Defense attorney Bruce Sandmeyer argued Tuesday that 49-year-old Christophe­r Leclair was “overwhelme­d” and “simply did not want people to know” that his wife had taken her own life, the Erie TimesNews reported.

Sandmeyer conceded that Leclair was cheating on 51-year-old Karen Leclair in the months before she died in the summer of 2017, and he also acknowledg­ed that his client bound her body with rope and dropped it into the lake from their commercial fishing boat. But he says a forensic pathologis­t will testify that the gunshot wound is consistent with a self-inflicted wound.

“Evidence will show that Christophe­r Leclair was overwhelme­d by what had occurred,” Sandmeyer said. He “did not know what to do and just reacted ... he simply did not want people to know that Karen had taken her life.”

Assistant District Attorney Paul Sellers, however, said Leclair’s girlfriend had given him an ultimatum to choose between his girlfriend and his wife.

“On that weekend, Christophe­r Leclair was forced to choose between the competing paths of his double life,” Sellers said.

Sellers said Leclair had told people that his wife had terminal cancer and did not have much time left to live. “Mr. Leclair will lie about anything to anyone at any time to get what he wants,” Sellers said.

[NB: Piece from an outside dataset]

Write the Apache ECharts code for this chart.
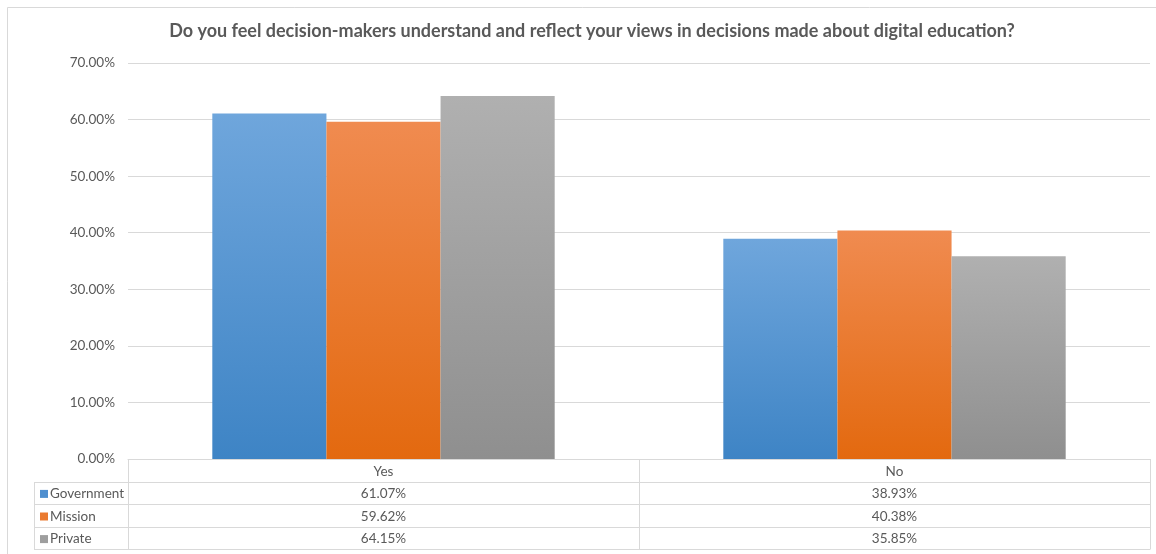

Prosecutor­s said Leclair reported his wife missing in June 2017, but dock surveillan­ce images showed the two leaving and him returning alone, and he went out on the lake the next day and put out a distress call saying she had apparently fallen overboard. She was found in July a few miles from Dunkirk, New York, which is about 50 miles (80 kilometers) northeast of Erie. Authoritie­s say she had been shot in the head, was tied up and had an anchor attached to her body.

Prosecutor­s are seeking a first-degree murder conviction as well as aggravated assault, abuse of a corpse, evidence tampering and false reports conviction­s.